**What you need to do:** Restate the data below word for word. Skip any images it contains.

**Stored data:**
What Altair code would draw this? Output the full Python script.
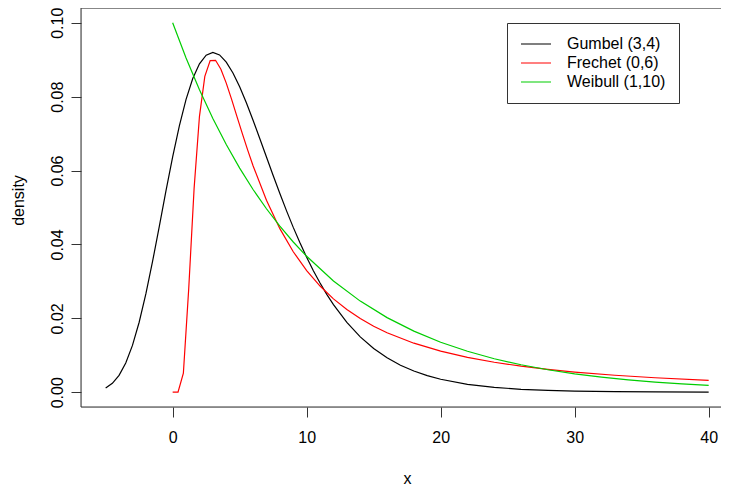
import altair as alt
import pandas as pd

# Gumbel (3,4) density
gumbel_x = [-5, -4.5, -4, -3.5, -3, -2.5, -2, -1.5, -1, -0.5, 0, 0.5, 1, 1.5, 2, 2.5, 3,
            3.5, 4, 4.5, 5, 5.5, 6, 6.5, 7, 7.5, 8, 8.5, 9, 9.5, 10, 10.5, 11, 11.5, 12,
            13, 14, 15, 16, 17, 18, 19, 20, 22, 24, 26, 28, 30, 33, 36, 40]
gumbel_y = [0.00114, 0.00240, 0.00456, 0.00791, 0.01268, 0.01894, 0.02661, 0.03539,
            0.04484, 0.05447, 0.06373, 0.07212, 0.07926, 0.08490, 0.08889, 0.09123,
            0.09197, 0.09129, 0.08936, 0.08642, 0.08267, 0.07835, 0.07363, 0.06869,
            0.06366, 0.05866, 0.05378, 0.04909, 0.04462, 0.04043, 0.03651, 0.03289,
            0.02955, 0.02649, 0.02371, 0.01890, 0.01499, 0.01184, 0.00933, 0.00732,
            0.00574, 0.00450, 0.00352, 0.00214, 0.00131, 0.00079, 0.00048, 0.00029,
            0.00014, 0.00007, 0.00002]

# Frechet (0,6) density
frechet_x = [0, 0.4, 0.8, 1.2, 1.6, 2.0, 2.4, 2.8, 3.2, 3.6, 4.0, 4.4, 4.8, 5.2, 5.6, 6,
             7, 8, 9, 10, 11, 12, 13, 14, 15, 16, 18, 20, 22, 24, 26, 28, 30, 33, 36, 40]
frechet_y = [0.0, 0.00001, 0.00519, 0.02807, 0.05512, 0.07468, 0.08550, 0.08978,
             0.08985, 0.08744, 0.08367, 0.07925, 0.07461, 0.06999, 0.06553, 0.06131,
             0.05196, 0.04428, 0.03803, 0.03293, 0.02874, 0.02527, 0.02238, 0.01994,
             0.01788, 0.01611, 0.01327, 0.01111, 0.00944, 0.00811, 0.00705, 0.00618,
             0.00546, 0.00459, 0.00392, 0.00323]

# Weibull (1,10) density
weibull_x = [0, 1, 2, 3, 4, 5, 6, 7, 8, 9, 10, 12, 14, 16, 18, 20, 22, 24, 26, 28, 30,
             32, 34, 36, 38, 40]
weibull_y = [0.1, 0.09048, 0.08187, 0.07408, 0.06703, 0.06065, 0.05488, 0.04966,
             0.04493, 0.04066, 0.03679, 0.03012, 0.02466, 0.02019, 0.01653, 0.01353,
             0.01108, 0.00907, 0.00743, 0.00608, 0.00498, 0.00408, 0.00334, 0.00273,
             0.00224, 0.00183]

series_names = ["Gumbel (3,4)", "Frechet (0,6)", "Weibull (1,10)"]
series_colors = ["#000000", "#FF0000", "#00CD00"]

x_ticks = [0, 10, 20, 30, 40]
y_ticks = [0.0, 0.02, 0.04, 0.06, 0.08, 0.10]

rows = []
for i, (xs, ys) in enumerate([(gumbel_x, gumbel_y), (frechet_x, frechet_y), (weibull_x, weibull_y)]):
    for j, (a, b) in enumerate(zip(xs, ys)):
        rows.append({"x": a, "y": b, "series": series_names[i], "order": j})
df = pd.DataFrame(rows)

FONT = "Liberation Sans"
W, H = 640, 399
BOX = "#333333"

lines = alt.Chart(df).mark_line(strokeWidth=1.2, clip=True).encode(
    x=alt.X("x:Q", scale=alt.Scale(domain=[-6.84, 40.92], nice=False, zero=False),
            axis=alt.Axis(values=x_ticks, title="x", grid=False, tickSize=10,
                          labelPadding=12, labelFontSize=16, labelFont=FONT,
                          titleFont=FONT, titleFontSize=16, titleFontWeight="normal",
                          titleX=326, titleAlign="center",
                          titleY=71, titleBaseline="middle", domain=False,
                          tickColor=BOX, labelColor="#000000", titleColor="#000000")),
    y=alt.Y("y:Q", scale=alt.Scale(domain=[-0.004, 0.104], nice=False, zero=False),
            axis=alt.Axis(values=y_ticks, format=".2f", title="density", grid=False,
                          tickSize=10, labelAngle=270, labelAlign="center",
                          labelBaseline="bottom", labelPadding=6, labelFontSize=16,
                          labelFont=FONT, titleFont=FONT, titleFontSize=16,
                          titleFontWeight="normal", titleAngle=270, titleX=-63,
                          titleY=192, titleBaseline="middle", titleAlign="center",
                          domain=False, tickColor=BOX, labelColor="#000000",
                          titleColor="#000000")),
    color=alt.Color("series:N", scale=alt.Scale(domain=series_names, range=series_colors),
                    legend=alt.Legend(title=None, orient="none", legendX=426, legendY=15,
                                      symbolType="stroke", symbolSize=900,
                                      symbolStrokeWidth=1.2, clipHeight=16, rowPadding=3,
                                      labelFontSize=16, labelFont=FONT, labelOffset=15,
                                      padding=13, strokeColor=BOX, fillColor="white",
                                      labelColor="#000000")),
    order="order:Q",
)

# plot frame (left, top, bottom; the right side lies beyond the picture)
frame_top = alt.Chart().mark_rule(color=BOX, strokeWidth=1).encode(
    x=alt.value(0), x2=alt.value(W), y=alt.value(0))
frame_bottom = alt.Chart().mark_rule(color=BOX, strokeWidth=1).encode(
    x=alt.value(0), x2=alt.value(W), y=alt.value(H))
frame_left = alt.Chart().mark_rule(color=BOX, strokeWidth=1).encode(
    x=alt.value(0), y=alt.value(0), y2=alt.value(H))

chart = alt.layer(lines, frame_top, frame_bottom, frame_left).properties(
    width=W, height=H,
    autosize=alt.AutoSizeParams(type="none"),
    padding={"left": 73, "top": 0, "right": 0, "bottom": 78},
).configure_view(strokeWidth=0).configure(background="white")

chart.save("out.html", embed_options={"renderer": "svg", "actions": False})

**The result:**
What Altair code would draw this? Output the full Python script.
import altair as alt
import pandas as pd

# Gumbel (3,4) density
gumbel_x = [-5, -4.5, -4, -3.5, -3, -2.5, -2, -1.5, -1, -0.5, 0, 0.5, 1, 1.5, 2, 2.5, 3,
            3.5, 4, 4.5, 5, 5.5, 6, 6.5, 7, 7.5, 8, 8.5, 9, 9.5, 10, 10.5, 11, 11.5, 12,
            13, 14, 15, 16, 17, 18, 19, 20, 22, 24, 26, 28, 30, 33, 36, 40]
gumbel_y = [0.00114, 0.00240, 0.00456, 0.00791, 0.01268, 0.01894, 0.02661, 0.03539,
            0.04484, 0.05447, 0.06373, 0.07212, 0.07926, 0.08490, 0.08889, 0.09123,
            0.09197, 0.09129, 0.08936, 0.08642, 0.08267, 0.07835, 0.07363, 0.06869,
            0.06366, 0.05866, 0.05378, 0.04909, 0.04462, 0.04043, 0.03651, 0.03289,
            0.02955, 0.02649, 0.02371, 0.01890, 0.01499, 0.01184, 0.00933, 0.00732,
            0.00574, 0.00450, 0.00352, 0.00214, 0.00131, 0.00079, 0.00048, 0.00029,
            0.00014, 0.00007, 0.00002]

# Frechet (0,6) density
frechet_x = [0, 0.4, 0.8, 1.2, 1.6, 2.0, 2.4, 2.8, 3.2, 3.6, 4.0, 4.4, 4.8, 5.2, 5.6, 6,
             7, 8, 9, 10, 11, 12, 13, 14, 15, 16, 18, 20, 22, 24, 26, 28, 30, 33, 36, 40]
frechet_y = [0.0, 0.00001, 0.00519, 0.02807, 0.05512, 0.07468, 0.08550, 0.08978,
             0.08985, 0.08744, 0.08367, 0.07925, 0.07461, 0.06999, 0.06553, 0.06131,
             0.05196, 0.04428, 0.03803, 0.03293, 0.02874, 0.02527, 0.02238, 0.01994,
             0.01788, 0.01611, 0.01327, 0.01111, 0.00944, 0.00811, 0.00705, 0.00618,
             0.00546, 0.00459, 0.00392, 0.00323]

# Weibull (1,10) density
weibull_x = [0, 1, 2, 3, 4, 5, 6, 7, 8, 9, 10, 12, 14, 16, 18, 20, 22, 24, 26, 28, 30,
             32, 34, 36, 38, 40]
weibull_y = [0.1, 0.09048, 0.08187, 0.07408, 0.06703, 0.06065, 0.05488, 0.04966,
             0.04493, 0.04066, 0.03679, 0.03012, 0.02466, 0.02019, 0.01653, 0.01353,
             0.01108, 0.00907, 0.00743, 0.00608, 0.00498, 0.00408, 0.00334, 0.00273,
             0.00224, 0.00183]

series_names = ["Gumbel (3,4)", "Frechet (0,6)", "Weibull (1,10)"]
series_colors = ["#000000", "#FF0000", "#00CD00"]

x_ticks = [0, 10, 20, 30, 40]
y_ticks = [0.0, 0.02, 0.04, 0.06, 0.08, 0.10]

rows = []
for i, (xs, ys) in enumerate([(gumbel_x, gumbel_y), (frechet_x, frechet_y), (weibull_x, weibull_y)]):
    for j, (a, b) in enumerate(zip(xs, ys)):
        rows.append({"x": a, "y": b, "series": series_names[i], "order": j})
df = pd.DataFrame(rows)

FONT = "Liberation Sans"
W, H = 640, 399
BOX = "#333333"

lines = alt.Chart(df).mark_line(strokeWidth=1.2, clip=True).encode(
    x=alt.X("x:Q", scale=alt.Scale(domain=[-6.84, 40.92], nice=False, zero=False),
            axis=alt.Axis(values=x_ticks, title="x", grid=False, tickSize=10,
                          labelPadding=12, labelFontSize=16, labelFont=FONT,
                          titleFont=FONT, titleFontSize=16, titleFontWeight="normal",
                          titleX=326, titleAlign="center",
                          titleY=71, titleBaseline="middle", domain=False,
                          tickColor=BOX, labelColor="#000000", titleColor="#000000")),
    y=alt.Y("y:Q", scale=alt.Scale(domain=[-0.004, 0.104], nice=False, zero=False),
            axis=alt.Axis(values=y_ticks, format=".2f", title="density", grid=False,
                          tickSize=10, labelAngle=270, labelAlign="center",
                          labelBaseline="bottom", labelPadding=6, labelFontSize=16,
                          labelFont=FONT, titleFont=FONT, titleFontSize=16,
                          titleFontWeight="normal", titleAngle=270, titleX=-63,
                          titleY=192, titleBaseline="middle", titleAlign="center",
                          domain=False, tickColor=BOX, labelColor="#000000",
                          titleColor="#000000")),
    color=alt.Color("series:N", scale=alt.Scale(domain=series_names, range=series_colors),
                    legend=alt.Legend(title=None, orient="none", legendX=426, legendY=15,
                                      symbolType="stroke", symbolSize=900,
                                      symbolStrokeWidth=1.2, clipHeight=16, rowPadding=3,
                                      labelFontSize=16, labelFont=FONT, labelOffset=15,
                                      padding=13, strokeColor=BOX, fillColor="white",
                                      labelColor="#000000")),
    order="order:Q",
)

# plot frame (left, top, bottom; the right side lies beyond the picture)
frame_top = alt.Chart().mark_rule(color=BOX, strokeWidth=1).encode(
    x=alt.value(0), x2=alt.value(W), y=alt.value(0))
frame_bottom = alt.Chart().mark_rule(color=BOX, strokeWidth=1).encode(
    x=alt.value(0), x2=alt.value(W), y=alt.value(H))
frame_left = alt.Chart().mark_rule(color=BOX, strokeWidth=1).encode(
    x=alt.value(0), y=alt.value(0), y2=alt.value(H))

chart = alt.layer(lines, frame_top, frame_bottom, frame_left).properties(
    width=W, height=H,
    autosize=alt.AutoSizeParams(type="none"),
    padding={"left": 73, "top": 0, "right": 0, "bottom": 78},
).configure_view(strokeWidth=0).configure(background="white")

chart.save("out.html", embed_options={"renderer": "svg", "actions": False})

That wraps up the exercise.